_What you will do_: In the data, extract each line that holds the string "code".

_Dataset records_:
* Start *
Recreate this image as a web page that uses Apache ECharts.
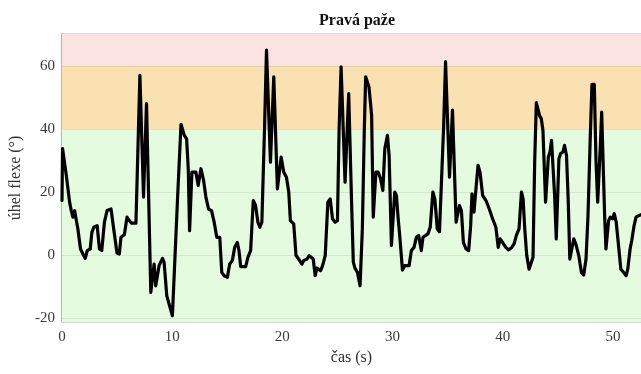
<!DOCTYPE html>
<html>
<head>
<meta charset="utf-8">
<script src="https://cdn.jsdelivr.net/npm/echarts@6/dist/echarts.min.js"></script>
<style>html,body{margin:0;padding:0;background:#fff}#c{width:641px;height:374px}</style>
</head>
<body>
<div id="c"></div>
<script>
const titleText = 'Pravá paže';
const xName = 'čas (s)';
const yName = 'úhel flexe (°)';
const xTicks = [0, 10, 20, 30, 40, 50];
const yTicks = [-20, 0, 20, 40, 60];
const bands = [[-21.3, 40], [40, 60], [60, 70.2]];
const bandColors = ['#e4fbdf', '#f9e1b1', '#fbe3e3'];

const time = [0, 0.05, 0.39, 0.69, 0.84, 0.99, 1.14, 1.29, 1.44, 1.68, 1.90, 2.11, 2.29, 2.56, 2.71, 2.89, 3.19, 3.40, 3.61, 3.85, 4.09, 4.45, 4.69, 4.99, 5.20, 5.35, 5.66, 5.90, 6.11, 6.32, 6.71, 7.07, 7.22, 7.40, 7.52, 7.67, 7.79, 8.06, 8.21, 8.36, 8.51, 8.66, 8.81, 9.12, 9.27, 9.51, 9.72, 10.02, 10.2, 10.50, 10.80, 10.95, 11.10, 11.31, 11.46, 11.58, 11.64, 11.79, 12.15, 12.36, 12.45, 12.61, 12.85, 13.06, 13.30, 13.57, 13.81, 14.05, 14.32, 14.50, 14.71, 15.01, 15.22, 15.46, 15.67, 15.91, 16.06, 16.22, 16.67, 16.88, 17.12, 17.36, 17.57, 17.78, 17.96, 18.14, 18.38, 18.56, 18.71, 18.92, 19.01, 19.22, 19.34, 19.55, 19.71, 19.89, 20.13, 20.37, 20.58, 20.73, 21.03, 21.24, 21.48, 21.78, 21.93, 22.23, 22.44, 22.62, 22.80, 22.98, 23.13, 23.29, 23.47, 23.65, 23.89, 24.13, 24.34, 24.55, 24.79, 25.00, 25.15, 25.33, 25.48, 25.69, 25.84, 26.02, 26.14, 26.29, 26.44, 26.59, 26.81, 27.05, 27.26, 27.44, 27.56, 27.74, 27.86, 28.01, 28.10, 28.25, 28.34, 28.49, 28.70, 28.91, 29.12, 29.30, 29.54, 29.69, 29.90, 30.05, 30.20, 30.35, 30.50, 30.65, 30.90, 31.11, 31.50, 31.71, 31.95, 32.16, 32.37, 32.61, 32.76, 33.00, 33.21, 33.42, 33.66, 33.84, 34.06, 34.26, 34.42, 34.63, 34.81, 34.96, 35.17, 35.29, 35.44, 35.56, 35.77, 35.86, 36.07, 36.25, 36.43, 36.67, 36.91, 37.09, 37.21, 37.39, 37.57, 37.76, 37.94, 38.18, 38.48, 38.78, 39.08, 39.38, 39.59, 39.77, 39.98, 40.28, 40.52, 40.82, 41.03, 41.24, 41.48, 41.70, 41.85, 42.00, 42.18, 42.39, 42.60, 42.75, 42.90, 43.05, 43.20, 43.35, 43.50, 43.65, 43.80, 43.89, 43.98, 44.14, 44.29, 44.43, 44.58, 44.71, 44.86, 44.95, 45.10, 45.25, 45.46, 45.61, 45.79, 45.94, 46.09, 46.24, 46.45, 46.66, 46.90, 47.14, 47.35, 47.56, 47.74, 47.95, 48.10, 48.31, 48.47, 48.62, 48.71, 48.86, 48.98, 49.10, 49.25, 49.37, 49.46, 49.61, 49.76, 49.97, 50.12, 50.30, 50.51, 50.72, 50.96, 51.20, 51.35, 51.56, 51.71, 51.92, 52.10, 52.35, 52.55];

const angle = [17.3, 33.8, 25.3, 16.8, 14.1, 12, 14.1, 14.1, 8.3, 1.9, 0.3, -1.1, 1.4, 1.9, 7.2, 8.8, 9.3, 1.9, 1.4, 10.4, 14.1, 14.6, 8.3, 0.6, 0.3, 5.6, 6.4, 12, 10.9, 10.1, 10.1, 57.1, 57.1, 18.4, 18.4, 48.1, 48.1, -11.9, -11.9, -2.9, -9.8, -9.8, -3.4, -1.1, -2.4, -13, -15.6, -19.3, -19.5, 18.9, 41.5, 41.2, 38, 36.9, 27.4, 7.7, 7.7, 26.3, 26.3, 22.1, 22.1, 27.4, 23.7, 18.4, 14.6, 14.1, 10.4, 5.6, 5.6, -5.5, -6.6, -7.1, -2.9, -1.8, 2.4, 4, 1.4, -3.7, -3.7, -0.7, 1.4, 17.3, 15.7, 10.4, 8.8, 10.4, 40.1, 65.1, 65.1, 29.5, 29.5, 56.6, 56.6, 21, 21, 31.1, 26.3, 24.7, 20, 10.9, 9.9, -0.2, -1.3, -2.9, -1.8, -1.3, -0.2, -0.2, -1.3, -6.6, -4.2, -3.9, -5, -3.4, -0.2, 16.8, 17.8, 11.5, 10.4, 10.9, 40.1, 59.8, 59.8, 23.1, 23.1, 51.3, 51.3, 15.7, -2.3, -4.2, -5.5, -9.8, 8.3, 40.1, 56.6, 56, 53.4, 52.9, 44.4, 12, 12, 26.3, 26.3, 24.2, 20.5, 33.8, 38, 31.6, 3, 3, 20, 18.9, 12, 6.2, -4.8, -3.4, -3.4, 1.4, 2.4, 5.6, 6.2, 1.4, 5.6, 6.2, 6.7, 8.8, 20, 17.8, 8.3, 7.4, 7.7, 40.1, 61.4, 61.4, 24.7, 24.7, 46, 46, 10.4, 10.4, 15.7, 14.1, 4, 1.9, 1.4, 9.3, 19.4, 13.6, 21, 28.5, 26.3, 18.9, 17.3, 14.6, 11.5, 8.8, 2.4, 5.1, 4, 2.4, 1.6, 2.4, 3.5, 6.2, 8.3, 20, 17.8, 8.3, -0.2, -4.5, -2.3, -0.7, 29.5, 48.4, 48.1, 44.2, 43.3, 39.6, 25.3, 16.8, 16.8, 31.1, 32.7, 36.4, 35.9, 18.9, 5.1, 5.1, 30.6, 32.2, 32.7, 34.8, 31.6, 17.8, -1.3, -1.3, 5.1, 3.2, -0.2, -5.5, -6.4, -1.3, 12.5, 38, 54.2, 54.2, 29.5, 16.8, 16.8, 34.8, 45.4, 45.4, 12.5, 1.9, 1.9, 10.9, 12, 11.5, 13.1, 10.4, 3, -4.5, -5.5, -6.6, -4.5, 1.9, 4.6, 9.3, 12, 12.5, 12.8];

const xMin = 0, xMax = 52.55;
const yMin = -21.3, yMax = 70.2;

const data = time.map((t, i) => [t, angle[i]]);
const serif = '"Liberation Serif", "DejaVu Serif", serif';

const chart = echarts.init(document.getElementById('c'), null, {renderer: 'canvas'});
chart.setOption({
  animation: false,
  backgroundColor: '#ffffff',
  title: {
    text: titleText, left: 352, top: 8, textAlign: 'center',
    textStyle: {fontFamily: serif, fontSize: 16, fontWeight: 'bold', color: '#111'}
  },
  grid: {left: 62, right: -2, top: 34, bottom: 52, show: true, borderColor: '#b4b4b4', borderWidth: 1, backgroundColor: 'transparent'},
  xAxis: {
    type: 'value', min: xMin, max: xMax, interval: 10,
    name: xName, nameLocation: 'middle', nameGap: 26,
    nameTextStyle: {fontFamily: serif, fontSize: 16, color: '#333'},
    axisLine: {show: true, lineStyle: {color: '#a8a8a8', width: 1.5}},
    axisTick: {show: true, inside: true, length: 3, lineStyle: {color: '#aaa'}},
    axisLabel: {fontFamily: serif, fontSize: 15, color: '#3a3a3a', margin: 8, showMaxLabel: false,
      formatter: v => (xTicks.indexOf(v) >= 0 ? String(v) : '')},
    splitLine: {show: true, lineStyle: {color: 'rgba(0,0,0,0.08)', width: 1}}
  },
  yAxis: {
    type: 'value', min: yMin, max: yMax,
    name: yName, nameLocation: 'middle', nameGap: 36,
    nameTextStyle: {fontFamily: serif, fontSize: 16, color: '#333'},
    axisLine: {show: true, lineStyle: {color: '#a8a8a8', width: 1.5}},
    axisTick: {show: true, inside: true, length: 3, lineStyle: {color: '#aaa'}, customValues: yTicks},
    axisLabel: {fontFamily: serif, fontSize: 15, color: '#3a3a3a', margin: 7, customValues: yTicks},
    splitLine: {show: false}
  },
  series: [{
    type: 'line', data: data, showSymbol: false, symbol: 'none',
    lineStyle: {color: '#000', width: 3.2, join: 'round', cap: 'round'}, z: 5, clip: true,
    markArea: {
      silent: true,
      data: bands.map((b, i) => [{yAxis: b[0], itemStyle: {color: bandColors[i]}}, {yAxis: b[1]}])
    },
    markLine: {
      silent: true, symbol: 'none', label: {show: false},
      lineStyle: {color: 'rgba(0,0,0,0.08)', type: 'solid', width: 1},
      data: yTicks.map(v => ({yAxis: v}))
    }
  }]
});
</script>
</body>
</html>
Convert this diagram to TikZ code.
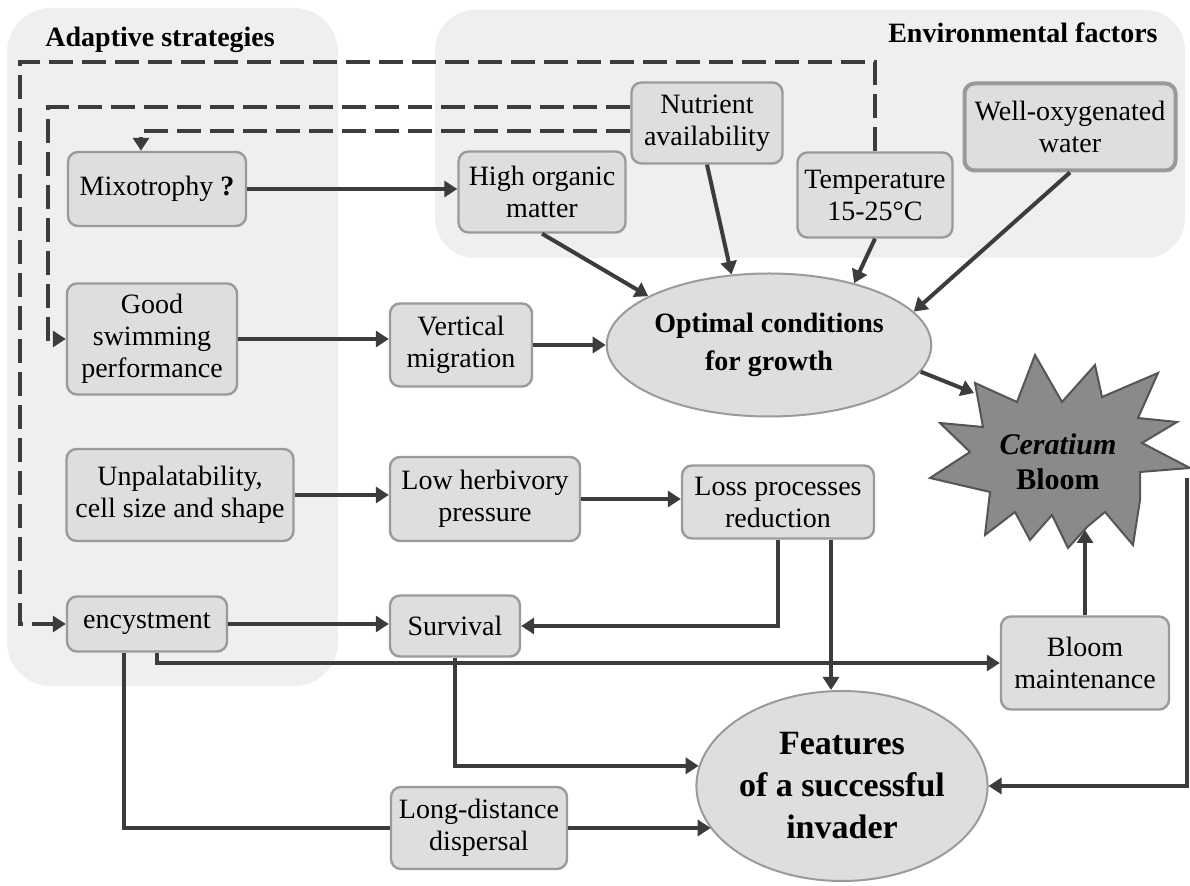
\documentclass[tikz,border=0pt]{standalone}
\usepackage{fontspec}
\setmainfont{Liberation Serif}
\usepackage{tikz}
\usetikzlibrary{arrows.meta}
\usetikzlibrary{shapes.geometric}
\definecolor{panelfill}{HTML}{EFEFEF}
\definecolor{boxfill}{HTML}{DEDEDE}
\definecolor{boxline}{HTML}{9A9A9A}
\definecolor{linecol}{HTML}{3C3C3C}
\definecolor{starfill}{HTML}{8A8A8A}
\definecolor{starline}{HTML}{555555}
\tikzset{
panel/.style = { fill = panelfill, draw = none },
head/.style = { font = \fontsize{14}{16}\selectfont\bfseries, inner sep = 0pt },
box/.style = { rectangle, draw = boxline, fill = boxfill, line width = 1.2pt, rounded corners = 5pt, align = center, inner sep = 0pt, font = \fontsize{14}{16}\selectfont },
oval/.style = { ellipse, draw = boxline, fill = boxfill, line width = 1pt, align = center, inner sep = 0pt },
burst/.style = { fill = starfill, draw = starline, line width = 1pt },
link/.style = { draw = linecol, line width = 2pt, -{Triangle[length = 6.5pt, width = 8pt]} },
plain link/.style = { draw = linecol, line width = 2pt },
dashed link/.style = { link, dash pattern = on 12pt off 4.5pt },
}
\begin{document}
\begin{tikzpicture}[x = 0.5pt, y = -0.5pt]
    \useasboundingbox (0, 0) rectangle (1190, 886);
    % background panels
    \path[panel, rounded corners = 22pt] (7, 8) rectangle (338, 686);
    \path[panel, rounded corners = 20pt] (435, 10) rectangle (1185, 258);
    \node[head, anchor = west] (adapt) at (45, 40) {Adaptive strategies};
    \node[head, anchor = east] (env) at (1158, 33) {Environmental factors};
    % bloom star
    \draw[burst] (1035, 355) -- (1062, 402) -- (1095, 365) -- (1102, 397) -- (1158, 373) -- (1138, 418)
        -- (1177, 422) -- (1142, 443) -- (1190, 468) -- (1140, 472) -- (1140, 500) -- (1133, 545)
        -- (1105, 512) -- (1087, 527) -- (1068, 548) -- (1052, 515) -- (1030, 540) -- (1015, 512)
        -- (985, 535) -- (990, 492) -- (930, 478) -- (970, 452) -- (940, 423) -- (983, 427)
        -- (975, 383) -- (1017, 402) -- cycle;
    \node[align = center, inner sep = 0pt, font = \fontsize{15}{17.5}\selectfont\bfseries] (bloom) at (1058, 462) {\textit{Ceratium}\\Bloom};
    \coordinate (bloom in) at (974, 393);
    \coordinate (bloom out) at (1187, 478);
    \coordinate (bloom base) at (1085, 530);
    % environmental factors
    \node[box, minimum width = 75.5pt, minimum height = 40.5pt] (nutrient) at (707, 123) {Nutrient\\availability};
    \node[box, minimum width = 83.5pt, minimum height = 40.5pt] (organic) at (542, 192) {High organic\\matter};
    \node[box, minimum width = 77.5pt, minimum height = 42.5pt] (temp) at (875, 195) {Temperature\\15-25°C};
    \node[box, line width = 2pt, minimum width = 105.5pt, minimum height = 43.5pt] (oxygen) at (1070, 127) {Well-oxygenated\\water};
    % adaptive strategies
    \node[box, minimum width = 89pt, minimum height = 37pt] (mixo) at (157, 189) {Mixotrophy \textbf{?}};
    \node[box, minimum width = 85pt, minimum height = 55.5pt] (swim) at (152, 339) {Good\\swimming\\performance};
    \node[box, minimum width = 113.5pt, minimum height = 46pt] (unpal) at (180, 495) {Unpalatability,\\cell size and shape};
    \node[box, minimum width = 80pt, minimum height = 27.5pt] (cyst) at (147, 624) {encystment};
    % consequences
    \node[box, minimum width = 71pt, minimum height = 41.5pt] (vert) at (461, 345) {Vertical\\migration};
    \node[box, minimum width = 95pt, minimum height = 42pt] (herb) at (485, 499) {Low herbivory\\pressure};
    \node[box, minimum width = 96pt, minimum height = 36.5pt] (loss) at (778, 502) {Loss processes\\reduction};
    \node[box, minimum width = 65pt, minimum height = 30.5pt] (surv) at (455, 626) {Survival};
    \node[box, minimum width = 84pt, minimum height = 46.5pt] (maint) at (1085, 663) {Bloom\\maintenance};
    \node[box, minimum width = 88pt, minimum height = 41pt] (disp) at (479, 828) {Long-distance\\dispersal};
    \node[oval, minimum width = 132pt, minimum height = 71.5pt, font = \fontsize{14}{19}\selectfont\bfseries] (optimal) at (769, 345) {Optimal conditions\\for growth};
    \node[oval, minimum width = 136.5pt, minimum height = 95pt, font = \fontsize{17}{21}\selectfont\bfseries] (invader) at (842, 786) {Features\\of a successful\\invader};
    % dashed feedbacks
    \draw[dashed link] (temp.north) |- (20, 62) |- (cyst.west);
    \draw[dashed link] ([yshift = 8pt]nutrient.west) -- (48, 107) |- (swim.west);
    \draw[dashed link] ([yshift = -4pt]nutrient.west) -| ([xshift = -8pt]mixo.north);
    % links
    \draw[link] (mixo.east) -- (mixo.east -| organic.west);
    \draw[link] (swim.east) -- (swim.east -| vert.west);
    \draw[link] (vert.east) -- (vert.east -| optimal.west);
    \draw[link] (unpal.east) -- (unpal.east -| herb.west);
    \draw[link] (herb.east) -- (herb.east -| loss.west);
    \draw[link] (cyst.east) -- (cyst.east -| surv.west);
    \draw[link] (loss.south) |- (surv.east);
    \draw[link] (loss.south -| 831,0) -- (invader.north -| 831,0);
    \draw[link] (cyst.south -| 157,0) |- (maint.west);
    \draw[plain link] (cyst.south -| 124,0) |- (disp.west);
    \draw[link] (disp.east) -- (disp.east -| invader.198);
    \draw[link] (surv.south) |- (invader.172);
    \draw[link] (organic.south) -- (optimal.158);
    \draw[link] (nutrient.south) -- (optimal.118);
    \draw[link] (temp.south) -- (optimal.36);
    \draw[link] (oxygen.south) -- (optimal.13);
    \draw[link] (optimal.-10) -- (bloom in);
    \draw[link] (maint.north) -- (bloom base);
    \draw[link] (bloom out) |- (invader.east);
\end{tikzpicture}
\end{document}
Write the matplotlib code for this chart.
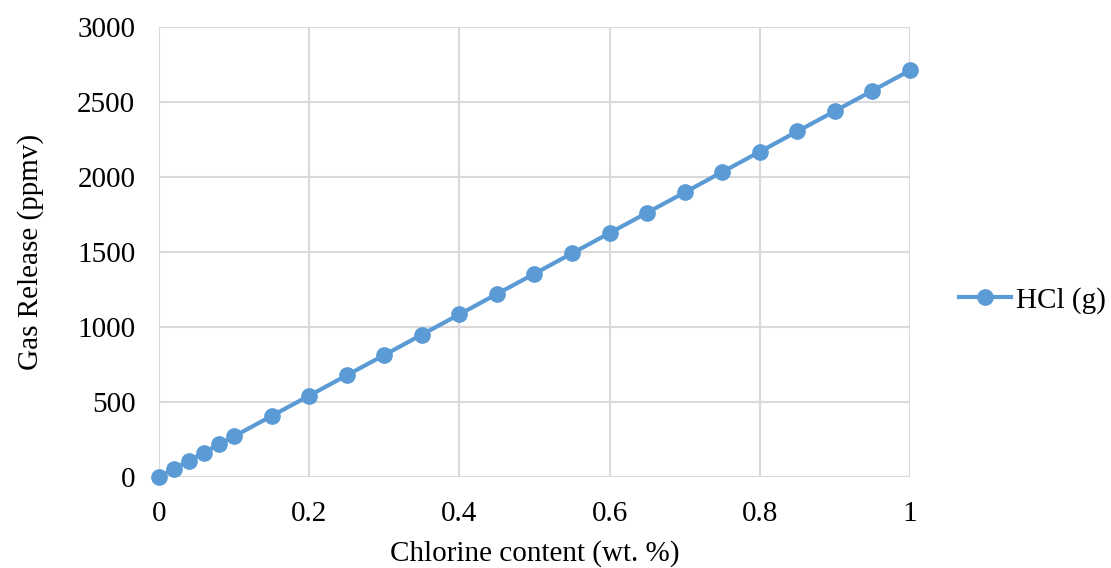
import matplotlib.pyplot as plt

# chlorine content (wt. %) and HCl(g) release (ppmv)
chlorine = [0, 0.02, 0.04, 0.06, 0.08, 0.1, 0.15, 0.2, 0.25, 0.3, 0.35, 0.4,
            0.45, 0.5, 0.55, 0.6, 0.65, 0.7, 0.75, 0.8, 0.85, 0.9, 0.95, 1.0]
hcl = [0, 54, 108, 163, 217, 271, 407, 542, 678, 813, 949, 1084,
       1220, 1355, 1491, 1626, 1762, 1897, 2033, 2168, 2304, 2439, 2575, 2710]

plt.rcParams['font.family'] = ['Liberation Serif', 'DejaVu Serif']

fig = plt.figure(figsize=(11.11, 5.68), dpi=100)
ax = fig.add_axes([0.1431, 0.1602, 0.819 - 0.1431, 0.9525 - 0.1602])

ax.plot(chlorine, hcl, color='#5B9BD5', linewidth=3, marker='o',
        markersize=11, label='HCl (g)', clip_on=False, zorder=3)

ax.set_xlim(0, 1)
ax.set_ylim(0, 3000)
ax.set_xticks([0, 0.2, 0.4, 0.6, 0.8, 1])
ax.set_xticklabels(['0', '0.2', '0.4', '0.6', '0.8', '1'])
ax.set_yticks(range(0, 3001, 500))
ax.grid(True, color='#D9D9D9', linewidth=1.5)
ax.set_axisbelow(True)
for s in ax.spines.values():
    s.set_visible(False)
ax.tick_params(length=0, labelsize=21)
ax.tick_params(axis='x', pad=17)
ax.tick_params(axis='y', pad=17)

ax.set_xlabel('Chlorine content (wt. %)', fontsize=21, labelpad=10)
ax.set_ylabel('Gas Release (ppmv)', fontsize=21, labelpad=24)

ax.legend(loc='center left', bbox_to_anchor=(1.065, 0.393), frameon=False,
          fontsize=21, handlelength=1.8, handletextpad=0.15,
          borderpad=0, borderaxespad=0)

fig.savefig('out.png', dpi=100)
* End *
_Answer_:
Convert this diagram to TikZ code.
Write the matplotlib code for this chart.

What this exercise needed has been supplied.